Reportando à cultura, um exemplo frequente: uma coisa é inclusão e outra o acesso. Abrir a porta ao outro e fazê-lo entrar num espaço cultural é fundamental, mas depois não se pode fazê-lo sentir como se fosse um corpo estranho. E é esse degrau-falha gigante que ainda nos vai faltando galgar, para que, através dessa prática diária, possamos atingir um outro patamar – como acreditava Aristóteles –, em que esse hábito esteja já tão enraizado e fortalecido que passe a ser mais instintivo do que uma decisão consciente. Isso é plantar a invisibilidade.

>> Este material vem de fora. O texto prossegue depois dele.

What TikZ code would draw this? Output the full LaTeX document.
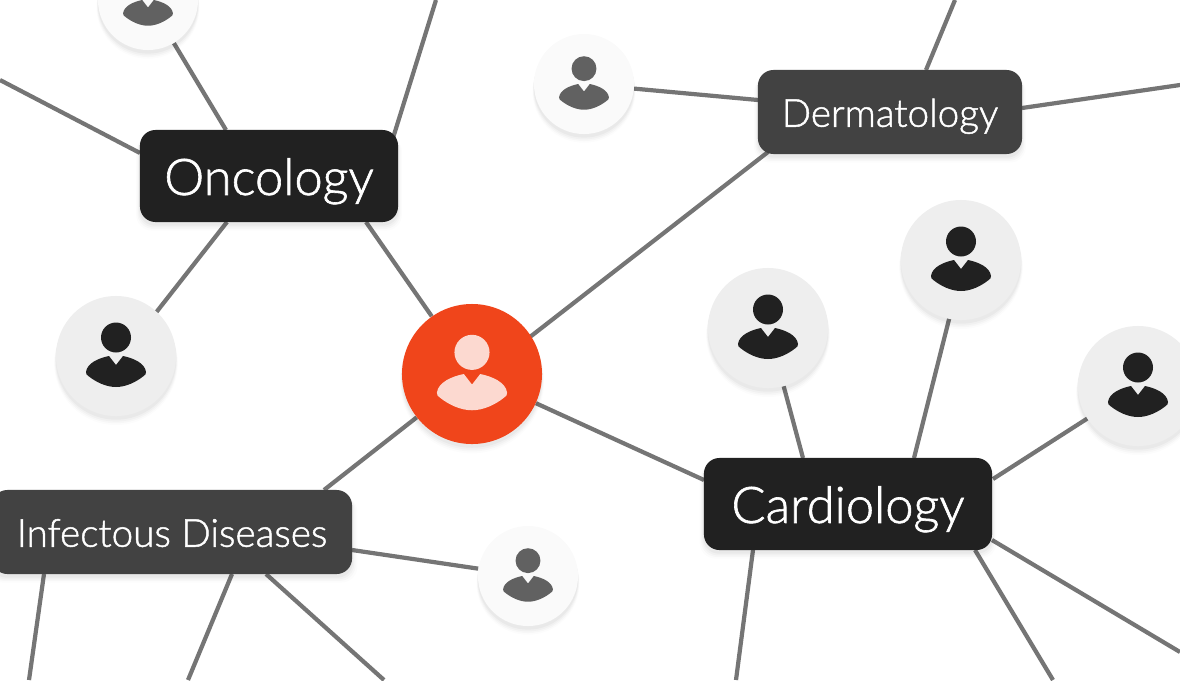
\documentclass[tikz,border=0pt]{standalone}
\usepackage{fontspec}
\usepackage{xcolor}
\usetikzlibrary{shadows,backgrounds}
\setmainfont{Lato Light}[RawFeature={embolden=1.2}]

\definecolor{rojo}{HTML}{F0451B}
\definecolor{rojoclaro}{HTML}{FCD9D0}
\definecolor{negro}{HTML}{212121}
\definecolor{oscuro}{HTML}{424242}
\definecolor{linea}{HTML}{757575}
\definecolor{circA}{HTML}{EEEEEE}
\definecolor{circB}{HTML}{FAFAFA}
\definecolor{iconB}{HTML}{616161}

\tikzset{
    softshadow/.style={
        general shadow={shadow xshift=0pt,shadow yshift=-5pt,shadow scale=1.03,fill=black,opacity=.012},
        general shadow={shadow xshift=0pt,shadow yshift=-4.2pt,shadow scale=1.02,fill=black,opacity=.02},
        general shadow={shadow xshift=0pt,shadow yshift=-3.4pt,shadow scale=1.012,fill=black,opacity=.025},
        general shadow={shadow xshift=0pt,shadow yshift=-2.4pt,shadow scale=1.005,fill=black,opacity=.03}},
    conn/.style={draw=linea,line width=3pt},
    box/.style={softshadow,rectangle,rounded corners=11pt,text=white,inner sep=0pt,text depth=0pt},
    boxA/.style={box,fill=negro,text height=27pt,font=\fontsize{36}{40}\selectfont},
    boxB/.style={box,fill=oscuro,text height=21pt,font=\fontsize{27.5}{30}\selectfont},
    peopleA/.style={softshadow,circle,fill=circA,minimum size=3cm,inner sep=0pt},
    peopleB/.style={softshadow,circle,fill=circB,minimum size=2.5cm,inner sep=0pt},
    pics/persona/.style={code={
        \fill[#1] (0,-18.5) circle (15);
        \fill[#1] (-7,0) -- (0,9) -- (7,0) .. controls (17,2) and (29,7) .. (30,16)
            .. controls (30.5,18) and (29,19) .. (27,20.5) .. controls (20,26) and (10,31) .. (0,31)
            .. controls (-10,31) and (-20,26) .. (-27,20.5) .. controls (-29,19) and (-30.5,18) .. (-30,16)
            .. controls (-29,7) and (-17,2) .. (-7,0) -- cycle;
    }}
}

\begin{document}
\begin{tikzpicture}[x=0.025cm,y=-0.025cm]

    \useasboundingbox (0,0) rectangle (1180,680);
    \clip (0,0) rectangle (1180,680);

    % centro
    \node[softshadow,circle,fill=rojo,minimum size=3.5cm,inner sep=0pt] (centro) at (472,374) {};
    \pic[scale=1.17] at (472,374) {persona=rojoclaro};

    % especialidades
    \node[boxA,minimum width=6.45cm,minimum height=2.3cm] (onco) at (269,176) {Oncology};
    \node[boxB,minimum width=6.6cm,minimum height=2.1cm] (derma) at (890,112) {Dermatology};
    \node[boxA,minimum width=7.2cm,minimum height=2.3cm] (cardio) at (848,504) {Cardiology};
    \node[boxB,minimum width=9cm,minimum height=2.1cm] (infec) at (172,532) {Infectous Diseases};

    % personas
    \node[peopleB] (pOncoA) at (148,0) {};
    \pic[scale=.83] at (148,0) {persona=iconB};
    \node[peopleA] (pOncoB) at (116,356) {};
    \pic at (116,356) {persona=negro};
    \node[peopleB] (pDerma) at (584,84) {};
    \pic[scale=.83] at (584,84) {persona=iconB};
    \node[peopleA] (pCardA) at (768,328) {};
    \pic at (768,328) {persona=negro};
    \node[peopleA] (pCardB) at (961,260) {};
    \pic at (961,260) {persona=negro};
    \node[peopleA] (pCardC) at (1138,386) {};
    \pic at (1138,386) {persona=negro};
    \node[peopleB] (pInfec) at (528,576) {};
    \pic[scale=.83] at (528,576) {persona=iconB};

    % puntos de llegada en las cajas
    \coordinate (oncoA) at (366,222);
    \coordinate (oncoB) at (226,130);
    \coordinate (oncoC) at (140,153);
    \coordinate (oncoD) at (393,138);
    \coordinate (oncoE) at (227,222);
    \coordinate (dermaA) at (768,152);
    \coordinate (dermaB) at (758,100);
    \coordinate (dermaC) at (926,70);
    \coordinate (dermaD) at (1022,108);
    \coordinate (cardA) at (704,480);
    \coordinate (cardB) at (803,458);
    \coordinate (cardC) at (914,458);
    \coordinate (cardD) at (993,479);
    \coordinate (cardE) at (753,550);
    \coordinate (cardF) at (975,550);
    \coordinate (cardG) at (992,540);
    \coordinate (infecA) at (324,490);
    \coordinate (infecB) at (352,550);
    \coordinate (infecC) at (44,574);
    \coordinate (infecD) at (232,574);
    \coordinate (infecE) at (266,574);

    % bajo los circulos
    \coordinate (bajoOnco) at (122,356);
    \coordinate (bajoCard) at (964,260);
    \coordinate (bajoCentro) at (472,382);

    % extremos libres
    \coordinate (libreA) at (0,80);
    \coordinate (libreB) at (436,0);
    \coordinate (libreC) at (955,0);
    \coordinate (libreD) at (1180,85);
    \coordinate (libreE) at (736,680);
    \coordinate (libreF) at (1053,680);
    \coordinate (libreG) at (1180,652);
    \coordinate (libreH) at (29,680);
    \coordinate (libreI) at (188,680);
    \coordinate (libreJ) at (384,680);

    % lineas
    \begin{scope}[on background layer]
        \draw[conn] (centro) -- (oncoA);
        \draw[conn] (bajoCentro) -- (dermaA);
        \draw[conn] (centro) -- (cardA);
        \draw[conn] (centro) -- (infecA);
        \draw[conn] (pOncoA) -- (oncoB);
        \draw[conn] (bajoOnco) -- (oncoE);
        \draw[conn] (libreA) -- (oncoC);
        \draw[conn] (libreB) -- (oncoD);
        \draw[conn] (pDerma) -- (dermaB);
        \draw[conn] (libreC) -- (dermaC);
        \draw[conn] (libreD) -- (dermaD);
        \draw[conn] (pCardA) -- (cardB);
        \draw[conn] (bajoCard) -- (cardC);
        \draw[conn] (pCardC) -- (cardD);
        \draw[conn] (libreE) -- (cardE);
        \draw[conn] (libreF) -- (cardF);
        \draw[conn] (libreG) -- (cardG);
        \draw[conn] (pInfec) -- (infecB);
        \draw[conn] (libreH) -- (infecC);
        \draw[conn] (libreI) -- (infecD);
        \draw[conn] (libreJ) -- (infecE);
    \end{scope}

\end{tikzpicture}
\end{document}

Daí que nas dinâmicas culturais seja vital dar lugar à revolução da horizontalidade da relação. Preservar também um tempo para a dimensão do ser-estar no espaço vivido, para lá “apenas” do fazer no espaço produzido. Isso traduz-se em teias de proximidade e espessuras próprias, na curiosidade, na escuta ativa, nas partilhas, em redes de circulação e intensificação dos afetos, na atenção ao outro, não necessariamente “contaminados” por objetivos apenas profissionais/laborais. Estas práticas não devem ser dissociadas dos modos de produção cultural, privilegiando-se assim também uma temporalidade informal (não pragmático-funcional ou utilitarista) para uma maior ecologia afetiva e empática.
Para o estadista grego Péricles, amar a cidade (e não apenas ter ideias e ser eloquente a expô-las) era uma condição sine qua non para a gerir politicamente: desejar viver numa comunidade onde ninguém seja desconsiderado nem perseguido. São várias as vozes que hoje associam a fragilidade da democracia também a um défice de cuidado. Por mais que apregoemos o contrário, ainda não aprendemos a coexistir com a incrível diversidade humana, sobretudo a que não conhecemos, para lá da esfera familiar e do círculo de amigos e colegas. Provoca-nos estranheza, medo, desconfiança, incerteza, e deixa-nos num espartilho.
Somos todos únicos e é esse o nosso maior denominador comum, mas separados somos fios soltos numa emaranhada meada. Entrelaçar é preciso. Vem-me à memória uma frase-imagem de Irene Vallejo: “Se nos aproximarmos dos olhos de outro, ver-nos-emos a espreitar da varanda do seu olhar.” Porque existir é muito mais do que viver.